### Task description
Using the data below, gather each line that includes the word "this".

### Entries provided

** START **

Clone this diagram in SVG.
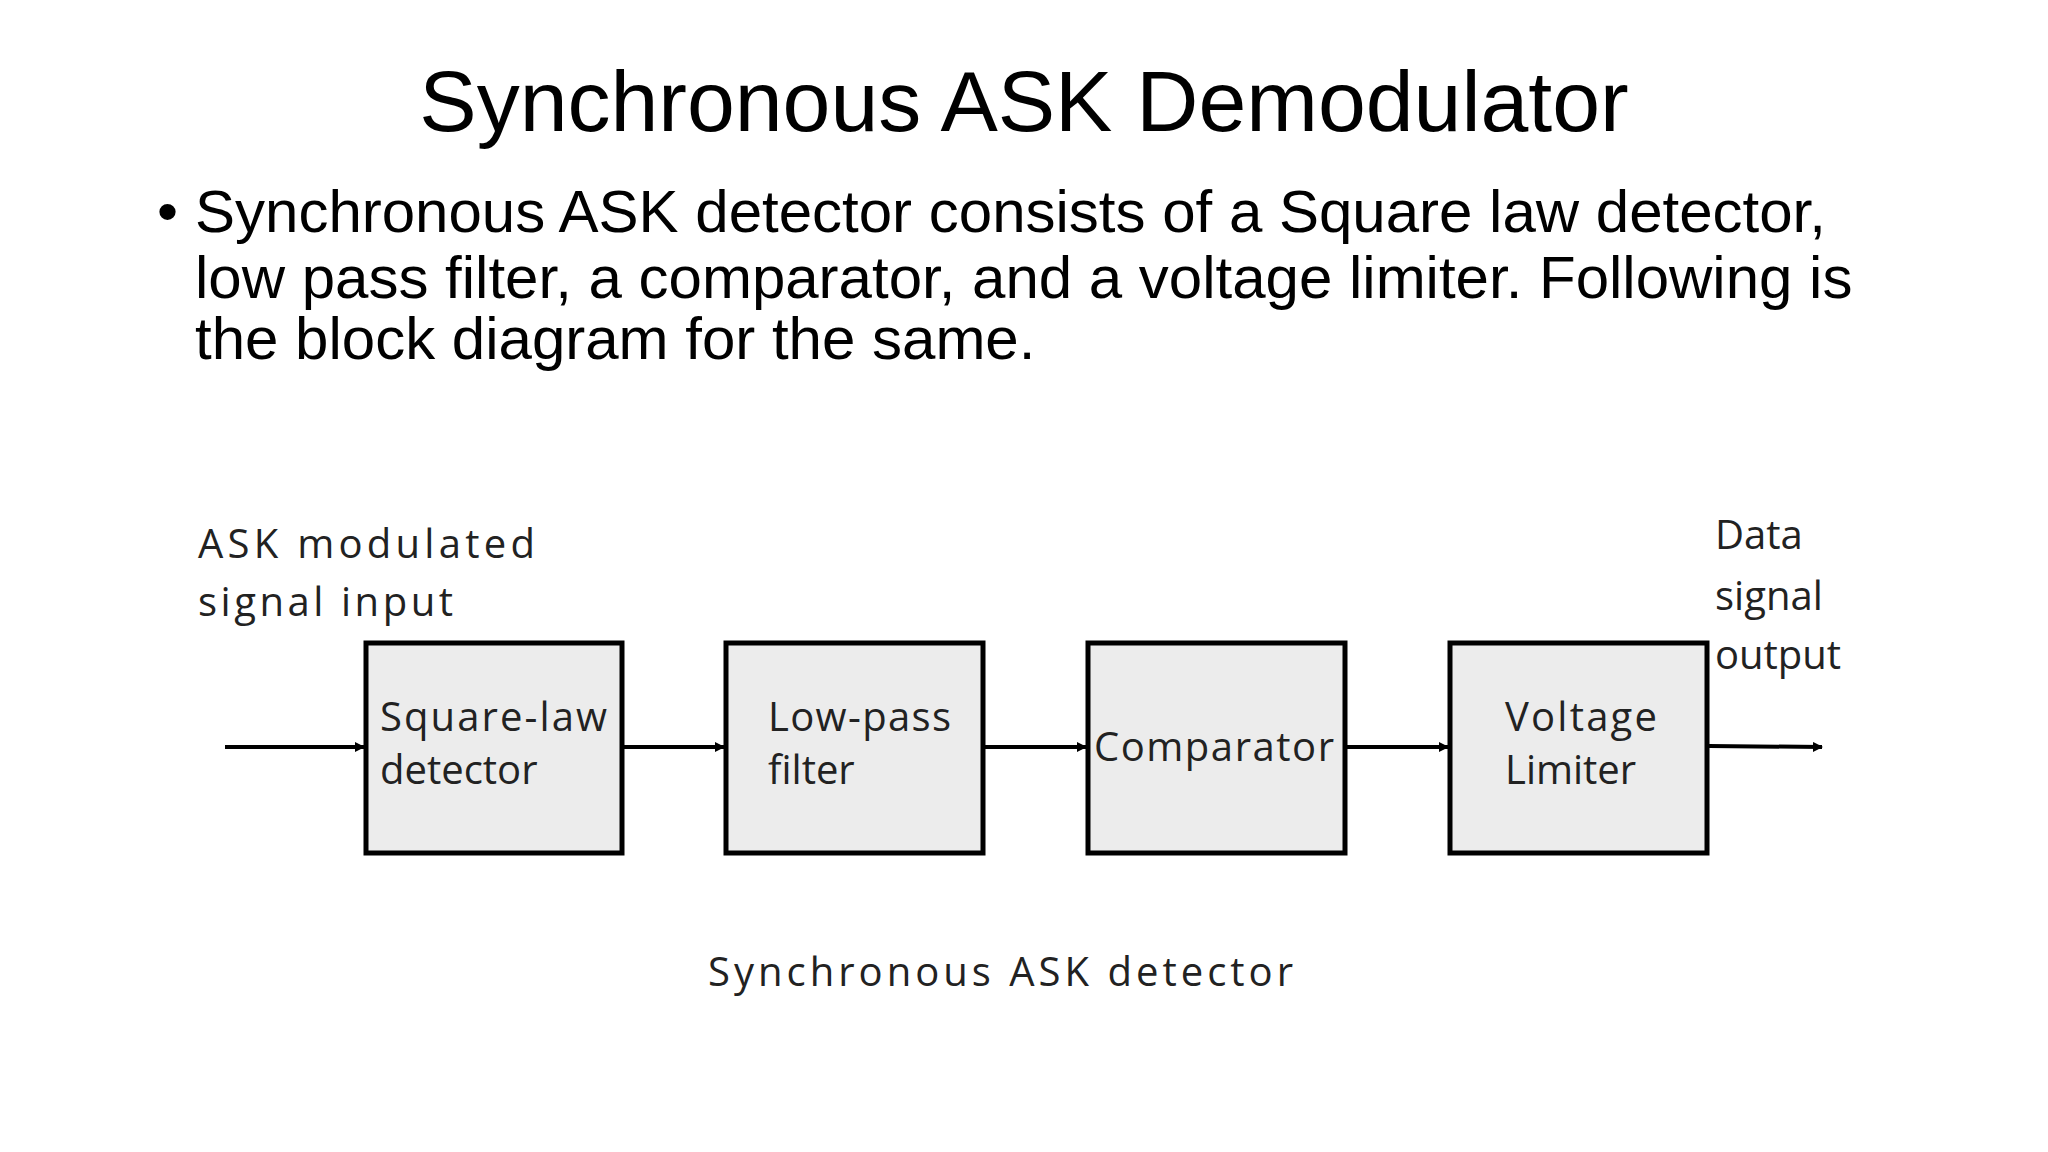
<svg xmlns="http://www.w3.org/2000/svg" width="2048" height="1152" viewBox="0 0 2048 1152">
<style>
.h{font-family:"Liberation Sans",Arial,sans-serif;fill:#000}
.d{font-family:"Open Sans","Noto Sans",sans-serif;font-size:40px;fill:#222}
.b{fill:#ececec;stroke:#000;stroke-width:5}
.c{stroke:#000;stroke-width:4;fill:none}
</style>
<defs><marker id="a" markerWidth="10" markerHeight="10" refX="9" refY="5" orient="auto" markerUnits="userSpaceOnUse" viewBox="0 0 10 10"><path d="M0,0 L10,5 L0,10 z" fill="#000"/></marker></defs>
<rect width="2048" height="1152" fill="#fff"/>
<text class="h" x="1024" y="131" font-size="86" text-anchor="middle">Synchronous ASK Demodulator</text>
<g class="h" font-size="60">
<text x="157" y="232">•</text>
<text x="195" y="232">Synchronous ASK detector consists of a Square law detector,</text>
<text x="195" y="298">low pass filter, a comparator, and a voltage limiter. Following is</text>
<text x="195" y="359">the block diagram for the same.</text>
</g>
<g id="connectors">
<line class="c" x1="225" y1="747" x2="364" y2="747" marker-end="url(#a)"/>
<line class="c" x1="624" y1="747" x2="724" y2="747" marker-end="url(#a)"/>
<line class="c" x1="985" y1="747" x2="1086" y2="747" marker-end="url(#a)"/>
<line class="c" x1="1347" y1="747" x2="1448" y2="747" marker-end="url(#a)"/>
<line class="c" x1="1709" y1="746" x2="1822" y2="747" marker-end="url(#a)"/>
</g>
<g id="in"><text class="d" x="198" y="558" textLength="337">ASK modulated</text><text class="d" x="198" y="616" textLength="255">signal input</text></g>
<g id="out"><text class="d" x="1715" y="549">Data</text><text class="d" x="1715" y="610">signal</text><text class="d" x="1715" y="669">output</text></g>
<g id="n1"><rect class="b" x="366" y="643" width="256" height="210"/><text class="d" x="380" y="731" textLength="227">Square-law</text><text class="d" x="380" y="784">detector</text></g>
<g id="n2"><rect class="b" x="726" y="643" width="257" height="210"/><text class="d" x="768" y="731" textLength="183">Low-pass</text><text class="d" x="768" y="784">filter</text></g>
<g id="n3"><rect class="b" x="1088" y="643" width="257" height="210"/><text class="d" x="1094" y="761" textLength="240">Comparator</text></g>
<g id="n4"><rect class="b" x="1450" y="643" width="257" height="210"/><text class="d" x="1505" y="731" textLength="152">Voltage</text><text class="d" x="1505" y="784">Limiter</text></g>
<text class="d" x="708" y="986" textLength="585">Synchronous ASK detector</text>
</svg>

** END **
** START **

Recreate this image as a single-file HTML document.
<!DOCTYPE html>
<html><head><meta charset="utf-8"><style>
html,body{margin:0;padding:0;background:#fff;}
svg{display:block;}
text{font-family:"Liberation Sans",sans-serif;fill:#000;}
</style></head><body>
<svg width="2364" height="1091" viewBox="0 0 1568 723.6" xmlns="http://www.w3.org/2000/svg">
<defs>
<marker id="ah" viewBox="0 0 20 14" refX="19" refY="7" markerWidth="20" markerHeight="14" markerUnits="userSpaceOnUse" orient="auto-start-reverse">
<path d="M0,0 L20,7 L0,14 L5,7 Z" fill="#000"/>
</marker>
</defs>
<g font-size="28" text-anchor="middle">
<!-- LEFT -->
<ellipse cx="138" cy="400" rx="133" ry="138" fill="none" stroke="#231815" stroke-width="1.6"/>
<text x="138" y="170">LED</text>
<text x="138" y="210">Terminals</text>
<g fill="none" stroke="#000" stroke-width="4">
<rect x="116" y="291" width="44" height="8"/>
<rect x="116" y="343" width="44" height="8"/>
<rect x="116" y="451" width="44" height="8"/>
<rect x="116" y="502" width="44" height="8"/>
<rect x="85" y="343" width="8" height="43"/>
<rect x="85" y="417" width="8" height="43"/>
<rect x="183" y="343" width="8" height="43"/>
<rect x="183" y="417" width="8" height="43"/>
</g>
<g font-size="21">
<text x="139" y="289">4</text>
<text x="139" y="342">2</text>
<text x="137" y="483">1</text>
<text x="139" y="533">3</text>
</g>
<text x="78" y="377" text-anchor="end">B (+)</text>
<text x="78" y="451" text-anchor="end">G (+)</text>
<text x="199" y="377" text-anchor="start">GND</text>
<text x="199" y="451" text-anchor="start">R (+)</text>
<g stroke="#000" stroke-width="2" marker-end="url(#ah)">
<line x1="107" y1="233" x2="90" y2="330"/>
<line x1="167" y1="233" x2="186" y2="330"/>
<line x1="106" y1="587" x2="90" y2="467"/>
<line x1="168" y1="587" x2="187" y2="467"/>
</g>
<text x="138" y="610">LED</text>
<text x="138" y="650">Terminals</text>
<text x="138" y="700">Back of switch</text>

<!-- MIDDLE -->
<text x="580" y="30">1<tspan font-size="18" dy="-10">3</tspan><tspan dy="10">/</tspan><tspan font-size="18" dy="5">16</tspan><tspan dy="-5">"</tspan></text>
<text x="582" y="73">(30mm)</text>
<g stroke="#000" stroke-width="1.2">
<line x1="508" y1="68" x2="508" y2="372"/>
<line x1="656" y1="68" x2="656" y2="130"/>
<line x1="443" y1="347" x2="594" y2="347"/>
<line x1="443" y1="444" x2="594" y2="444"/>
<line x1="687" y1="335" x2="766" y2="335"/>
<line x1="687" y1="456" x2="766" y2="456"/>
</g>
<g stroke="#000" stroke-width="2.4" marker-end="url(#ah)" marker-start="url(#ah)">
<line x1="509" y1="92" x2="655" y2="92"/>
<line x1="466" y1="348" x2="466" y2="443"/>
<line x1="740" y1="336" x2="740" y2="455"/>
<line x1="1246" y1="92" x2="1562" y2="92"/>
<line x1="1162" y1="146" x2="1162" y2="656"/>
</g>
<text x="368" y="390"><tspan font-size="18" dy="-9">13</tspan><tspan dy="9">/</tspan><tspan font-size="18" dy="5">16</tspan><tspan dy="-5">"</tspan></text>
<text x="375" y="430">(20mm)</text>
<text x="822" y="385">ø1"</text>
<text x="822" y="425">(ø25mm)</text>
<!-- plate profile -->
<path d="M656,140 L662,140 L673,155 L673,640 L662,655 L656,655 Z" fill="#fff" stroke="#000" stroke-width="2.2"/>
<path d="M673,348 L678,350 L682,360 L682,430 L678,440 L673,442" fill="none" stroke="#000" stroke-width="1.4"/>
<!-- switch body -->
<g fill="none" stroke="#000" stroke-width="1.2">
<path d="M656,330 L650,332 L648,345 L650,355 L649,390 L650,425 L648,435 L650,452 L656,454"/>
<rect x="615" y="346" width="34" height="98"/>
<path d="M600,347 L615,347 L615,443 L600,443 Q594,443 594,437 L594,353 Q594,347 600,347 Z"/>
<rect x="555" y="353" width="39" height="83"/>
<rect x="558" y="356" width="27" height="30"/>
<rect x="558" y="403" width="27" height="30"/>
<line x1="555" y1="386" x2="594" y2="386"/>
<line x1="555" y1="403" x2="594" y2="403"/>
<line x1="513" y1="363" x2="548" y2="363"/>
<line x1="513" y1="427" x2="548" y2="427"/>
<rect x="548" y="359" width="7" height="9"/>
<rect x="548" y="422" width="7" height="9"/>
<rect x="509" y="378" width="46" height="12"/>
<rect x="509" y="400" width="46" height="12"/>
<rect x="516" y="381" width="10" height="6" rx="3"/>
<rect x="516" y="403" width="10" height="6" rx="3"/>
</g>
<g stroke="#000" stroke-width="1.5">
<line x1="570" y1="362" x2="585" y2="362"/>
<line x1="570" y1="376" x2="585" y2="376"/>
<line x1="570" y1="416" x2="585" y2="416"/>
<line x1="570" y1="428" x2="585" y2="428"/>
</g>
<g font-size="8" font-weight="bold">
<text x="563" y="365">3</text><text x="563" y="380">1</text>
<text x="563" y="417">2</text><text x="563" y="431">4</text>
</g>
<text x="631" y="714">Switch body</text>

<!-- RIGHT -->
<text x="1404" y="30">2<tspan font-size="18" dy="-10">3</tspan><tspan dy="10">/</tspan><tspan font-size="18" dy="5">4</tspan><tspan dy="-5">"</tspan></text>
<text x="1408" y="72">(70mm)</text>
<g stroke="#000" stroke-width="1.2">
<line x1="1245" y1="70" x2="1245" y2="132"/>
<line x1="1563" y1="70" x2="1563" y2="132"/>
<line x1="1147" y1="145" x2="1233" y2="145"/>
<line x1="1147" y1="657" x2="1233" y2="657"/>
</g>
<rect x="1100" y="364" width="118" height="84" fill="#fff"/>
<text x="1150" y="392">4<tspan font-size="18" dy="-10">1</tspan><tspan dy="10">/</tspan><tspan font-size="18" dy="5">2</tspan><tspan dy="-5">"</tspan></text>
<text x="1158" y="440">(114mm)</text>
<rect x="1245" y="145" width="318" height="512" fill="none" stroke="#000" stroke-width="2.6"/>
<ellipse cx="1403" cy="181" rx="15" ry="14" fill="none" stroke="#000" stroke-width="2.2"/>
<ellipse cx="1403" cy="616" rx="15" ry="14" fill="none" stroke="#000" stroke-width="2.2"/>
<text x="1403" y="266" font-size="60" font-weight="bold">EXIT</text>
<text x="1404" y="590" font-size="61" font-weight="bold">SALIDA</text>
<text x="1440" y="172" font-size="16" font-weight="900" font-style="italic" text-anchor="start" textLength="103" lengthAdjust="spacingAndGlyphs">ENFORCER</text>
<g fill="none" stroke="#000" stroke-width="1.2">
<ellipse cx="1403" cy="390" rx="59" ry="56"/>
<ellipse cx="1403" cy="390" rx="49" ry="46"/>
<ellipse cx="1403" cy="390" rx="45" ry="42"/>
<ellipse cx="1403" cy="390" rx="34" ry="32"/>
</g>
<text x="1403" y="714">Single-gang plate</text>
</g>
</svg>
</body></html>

** END **

### Right answer
Clone this diagram in SVG.
Recreate this image as a single-file HTML document.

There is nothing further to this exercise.